Finalmente há uma mudança de pensamento. Até então dirigentes ficaram bitolados na ideia de que era necessário fazer a F1 voltar a ter ultrapassagens. O episódio Alonso x Petrov foi decisivo para a criação do DRS, que insisto dizer se tratar de um crime contra a isonomia esportiva. Finalmente acordaram e perceberam que não se trata de uma questão de quantidade, mas sim de qualidade.

Eu, aqui no meu canto, fico apenas na torcida para que essa grande mudança tenha como feliz efeito colateral uma maior abertura na janela do território desconhecido, hoje tão estreita.Os momentos proporcionados são aqueles que nos arrebatam, aqueles que merecem destaque. Já falei uma vez e repito: é de emoção que a gente vive quando olha para o esporte.

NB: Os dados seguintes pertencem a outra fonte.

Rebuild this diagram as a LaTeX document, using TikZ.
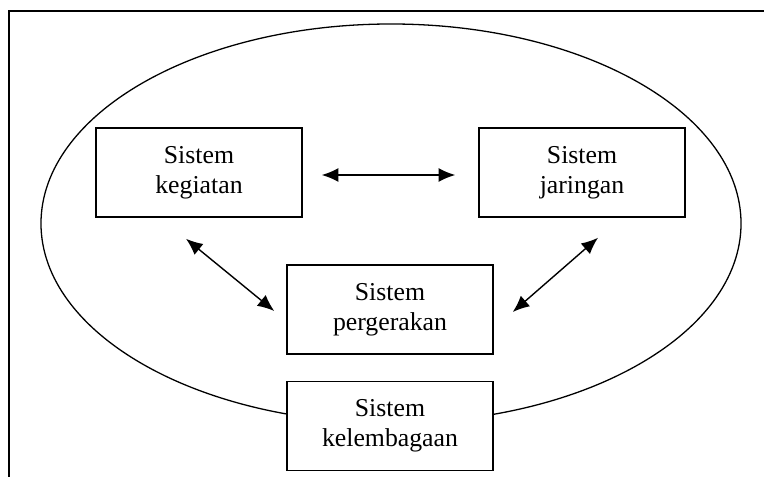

Um ótimo 2020 a todos! E um 2021 também!

Lucas Giavoni
Lucas Giavoni
Mestre em Comunicação e Cultura, é jornalista e pesquisador acadêmico do esporte a motor. É entusiasta da Era Turbo da F1, da Indy 500 e de Le Mans.

4 Comments

  1. Fernando Marques disse:

    Lucas,

    show de bola a sua coluna.


    Rubergil,

    Zico não ganhou uma copa do Mundo, azar da Copa

    Bom natal e que todos tenham um grande ano de 201!!!

  2. wladimir disse:

    Boa noite, Lucas. Sempre se superando. Outro artigo excepcional!! Mas estou chateado porque até hoje você não concluiu a saga “Wing Wars”. Todos os pilotos citados foram brilhantes ao adentrar território desconhecido. Mas Rick Mears foi o melhor pois ainda arriscou tudo com uma séria lesão no pé direito.

  3. Rubergil Jr disse:

    Que foto linda essa primeira. Dá vontade de emoldurar e pendurar na parede… Vou falar uma coisa: o Michael Andretti nunca ter ganho as 500 milhas é mais ou menos como Zico nunca ter ganhado a Copa do Mundo.

    E a coluna em si é muito boa. Lembrei um outro exemplo de pilotagem além do limite: Senna segurando Mansell nas freadas do túnel em Monaco 1992, especialmente a penúltima volta onde ele põe o carro DE LADO pra frear.

    E quem terá sido o primeiro corajoso/louco a fazer a Eau Rouge de pé embaixo? Dando uma Googleada, vi que a primeira vez que ela foi feita “flat out” foi em 2000, mas não há registros de quem. Provavelmente todos já tinham testado no simulador e feito na pista.